Given problem: Without including any pictures, write out the listing below exactly.

□ □ □ □

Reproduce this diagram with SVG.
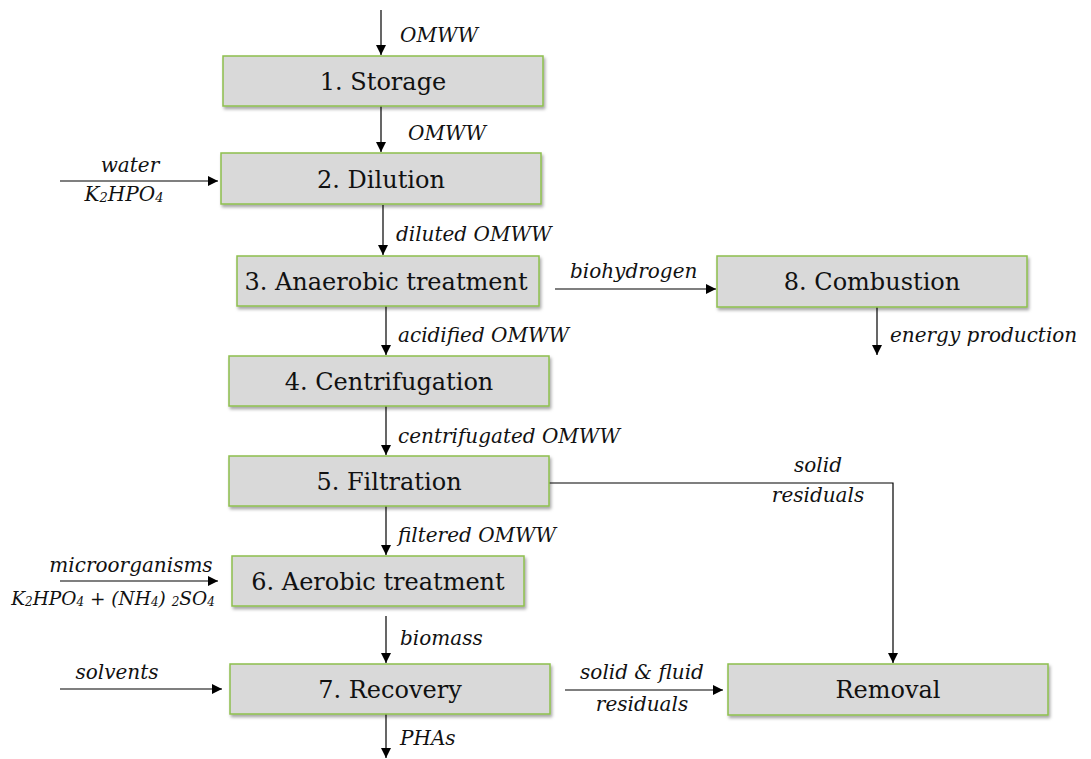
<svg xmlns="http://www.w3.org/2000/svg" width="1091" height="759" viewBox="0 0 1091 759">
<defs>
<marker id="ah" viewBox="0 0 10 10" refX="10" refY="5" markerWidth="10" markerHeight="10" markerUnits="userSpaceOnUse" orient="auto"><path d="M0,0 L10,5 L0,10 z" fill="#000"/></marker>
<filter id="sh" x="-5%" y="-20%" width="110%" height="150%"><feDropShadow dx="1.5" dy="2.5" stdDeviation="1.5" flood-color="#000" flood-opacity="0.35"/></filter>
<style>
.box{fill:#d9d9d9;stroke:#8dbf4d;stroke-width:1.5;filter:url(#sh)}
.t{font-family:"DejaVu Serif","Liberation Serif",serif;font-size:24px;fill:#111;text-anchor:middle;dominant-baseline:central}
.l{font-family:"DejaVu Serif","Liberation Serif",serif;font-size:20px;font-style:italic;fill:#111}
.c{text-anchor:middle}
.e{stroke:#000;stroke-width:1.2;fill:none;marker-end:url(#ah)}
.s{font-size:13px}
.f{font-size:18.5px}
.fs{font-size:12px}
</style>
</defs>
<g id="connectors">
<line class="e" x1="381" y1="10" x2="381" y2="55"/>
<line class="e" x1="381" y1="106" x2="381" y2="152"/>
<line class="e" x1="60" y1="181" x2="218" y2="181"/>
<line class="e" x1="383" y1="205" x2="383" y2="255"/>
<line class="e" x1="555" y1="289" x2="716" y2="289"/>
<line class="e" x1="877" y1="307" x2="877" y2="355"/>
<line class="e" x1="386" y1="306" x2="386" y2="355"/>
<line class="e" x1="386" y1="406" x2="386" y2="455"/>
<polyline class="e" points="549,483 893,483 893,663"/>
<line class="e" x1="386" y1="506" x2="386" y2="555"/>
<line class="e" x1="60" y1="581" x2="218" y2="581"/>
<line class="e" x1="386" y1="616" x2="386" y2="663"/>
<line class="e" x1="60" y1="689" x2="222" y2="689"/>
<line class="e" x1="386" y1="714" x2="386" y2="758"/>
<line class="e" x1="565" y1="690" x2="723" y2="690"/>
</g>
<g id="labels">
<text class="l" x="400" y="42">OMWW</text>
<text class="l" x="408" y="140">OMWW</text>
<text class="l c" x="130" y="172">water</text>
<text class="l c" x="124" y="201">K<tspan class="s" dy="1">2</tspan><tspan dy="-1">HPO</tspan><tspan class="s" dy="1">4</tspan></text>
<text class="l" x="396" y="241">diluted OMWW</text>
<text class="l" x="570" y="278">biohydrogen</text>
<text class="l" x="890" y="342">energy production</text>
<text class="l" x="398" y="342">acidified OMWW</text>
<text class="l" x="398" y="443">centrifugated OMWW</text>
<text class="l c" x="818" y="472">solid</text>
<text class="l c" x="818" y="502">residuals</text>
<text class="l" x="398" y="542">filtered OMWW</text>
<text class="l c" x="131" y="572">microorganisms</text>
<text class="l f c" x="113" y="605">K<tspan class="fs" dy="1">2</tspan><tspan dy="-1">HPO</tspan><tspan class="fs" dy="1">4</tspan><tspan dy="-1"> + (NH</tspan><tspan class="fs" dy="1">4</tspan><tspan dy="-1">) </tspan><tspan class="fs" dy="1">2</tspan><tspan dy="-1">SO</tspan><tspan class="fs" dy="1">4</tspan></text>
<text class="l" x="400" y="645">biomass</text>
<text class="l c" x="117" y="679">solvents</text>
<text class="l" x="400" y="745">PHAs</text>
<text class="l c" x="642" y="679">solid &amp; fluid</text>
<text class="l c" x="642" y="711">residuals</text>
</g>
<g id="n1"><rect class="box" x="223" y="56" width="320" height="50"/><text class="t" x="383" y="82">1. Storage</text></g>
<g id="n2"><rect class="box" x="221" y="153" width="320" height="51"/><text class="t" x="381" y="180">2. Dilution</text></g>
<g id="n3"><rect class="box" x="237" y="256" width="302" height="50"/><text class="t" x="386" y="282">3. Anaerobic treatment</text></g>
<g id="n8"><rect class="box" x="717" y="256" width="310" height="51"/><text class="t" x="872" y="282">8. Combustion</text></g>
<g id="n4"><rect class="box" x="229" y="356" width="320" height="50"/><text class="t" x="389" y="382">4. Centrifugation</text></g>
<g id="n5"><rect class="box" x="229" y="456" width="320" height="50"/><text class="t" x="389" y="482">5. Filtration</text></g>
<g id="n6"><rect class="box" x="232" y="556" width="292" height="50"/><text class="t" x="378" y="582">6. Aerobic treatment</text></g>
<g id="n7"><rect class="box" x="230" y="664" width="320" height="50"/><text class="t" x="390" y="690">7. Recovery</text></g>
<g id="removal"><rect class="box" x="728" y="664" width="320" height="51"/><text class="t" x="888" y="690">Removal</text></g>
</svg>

□ □ □ □

Correct answer:
Reproduce this diagram with SVG.
<svg xmlns="http://www.w3.org/2000/svg" width="1091" height="759" viewBox="0 0 1091 759">
<defs>
<marker id="ah" viewBox="0 0 10 10" refX="10" refY="5" markerWidth="10" markerHeight="10" markerUnits="userSpaceOnUse" orient="auto"><path d="M0,0 L10,5 L0,10 z" fill="#000"/></marker>
<filter id="sh" x="-5%" y="-20%" width="110%" height="150%"><feDropShadow dx="1.5" dy="2.5" stdDeviation="1.5" flood-color="#000" flood-opacity="0.35"/></filter>
<style>
.box{fill:#d9d9d9;stroke:#8dbf4d;stroke-width:1.5;filter:url(#sh)}
.t{font-family:"DejaVu Serif","Liberation Serif",serif;font-size:24px;fill:#111;text-anchor:middle;dominant-baseline:central}
.l{font-family:"DejaVu Serif","Liberation Serif",serif;font-size:20px;font-style:italic;fill:#111}
.c{text-anchor:middle}
.e{stroke:#000;stroke-width:1.2;fill:none;marker-end:url(#ah)}
.s{font-size:13px}
.f{font-size:18.5px}
.fs{font-size:12px}
</style>
</defs>
<g id="connectors">
<line class="e" x1="381" y1="10" x2="381" y2="55"/>
<line class="e" x1="381" y1="106" x2="381" y2="152"/>
<line class="e" x1="60" y1="181" x2="218" y2="181"/>
<line class="e" x1="383" y1="205" x2="383" y2="255"/>
<line class="e" x1="555" y1="289" x2="716" y2="289"/>
<line class="e" x1="877" y1="307" x2="877" y2="355"/>
<line class="e" x1="386" y1="306" x2="386" y2="355"/>
<line class="e" x1="386" y1="406" x2="386" y2="455"/>
<polyline class="e" points="549,483 893,483 893,663"/>
<line class="e" x1="386" y1="506" x2="386" y2="555"/>
<line class="e" x1="60" y1="581" x2="218" y2="581"/>
<line class="e" x1="386" y1="616" x2="386" y2="663"/>
<line class="e" x1="60" y1="689" x2="222" y2="689"/>
<line class="e" x1="386" y1="714" x2="386" y2="758"/>
<line class="e" x1="565" y1="690" x2="723" y2="690"/>
</g>
<g id="labels">
<text class="l" x="400" y="42">OMWW</text>
<text class="l" x="408" y="140">OMWW</text>
<text class="l c" x="130" y="172">water</text>
<text class="l c" x="124" y="201">K<tspan class="s" dy="1">2</tspan><tspan dy="-1">HPO</tspan><tspan class="s" dy="1">4</tspan></text>
<text class="l" x="396" y="241">diluted OMWW</text>
<text class="l" x="570" y="278">biohydrogen</text>
<text class="l" x="890" y="342">energy production</text>
<text class="l" x="398" y="342">acidified OMWW</text>
<text class="l" x="398" y="443">centrifugated OMWW</text>
<text class="l c" x="818" y="472">solid</text>
<text class="l c" x="818" y="502">residuals</text>
<text class="l" x="398" y="542">filtered OMWW</text>
<text class="l c" x="131" y="572">microorganisms</text>
<text class="l f c" x="113" y="605">K<tspan class="fs" dy="1">2</tspan><tspan dy="-1">HPO</tspan><tspan class="fs" dy="1">4</tspan><tspan dy="-1"> + (NH</tspan><tspan class="fs" dy="1">4</tspan><tspan dy="-1">) </tspan><tspan class="fs" dy="1">2</tspan><tspan dy="-1">SO</tspan><tspan class="fs" dy="1">4</tspan></text>
<text class="l" x="400" y="645">biomass</text>
<text class="l c" x="117" y="679">solvents</text>
<text class="l" x="400" y="745">PHAs</text>
<text class="l c" x="642" y="679">solid &amp; fluid</text>
<text class="l c" x="642" y="711">residuals</text>
</g>
<g id="n1"><rect class="box" x="223" y="56" width="320" height="50"/><text class="t" x="383" y="82">1. Storage</text></g>
<g id="n2"><rect class="box" x="221" y="153" width="320" height="51"/><text class="t" x="381" y="180">2. Dilution</text></g>
<g id="n3"><rect class="box" x="237" y="256" width="302" height="50"/><text class="t" x="386" y="282">3. Anaerobic treatment</text></g>
<g id="n8"><rect class="box" x="717" y="256" width="310" height="51"/><text class="t" x="872" y="282">8. Combustion</text></g>
<g id="n4"><rect class="box" x="229" y="356" width="320" height="50"/><text class="t" x="389" y="382">4. Centrifugation</text></g>
<g id="n5"><rect class="box" x="229" y="456" width="320" height="50"/><text class="t" x="389" y="482">5. Filtration</text></g>
<g id="n6"><rect class="box" x="232" y="556" width="292" height="50"/><text class="t" x="378" y="582">6. Aerobic treatment</text></g>
<g id="n7"><rect class="box" x="230" y="664" width="320" height="50"/><text class="t" x="390" y="690">7. Recovery</text></g>
<g id="removal"><rect class="box" x="728" y="664" width="320" height="51"/><text class="t" x="888" y="690">Removal</text></g>
</svg>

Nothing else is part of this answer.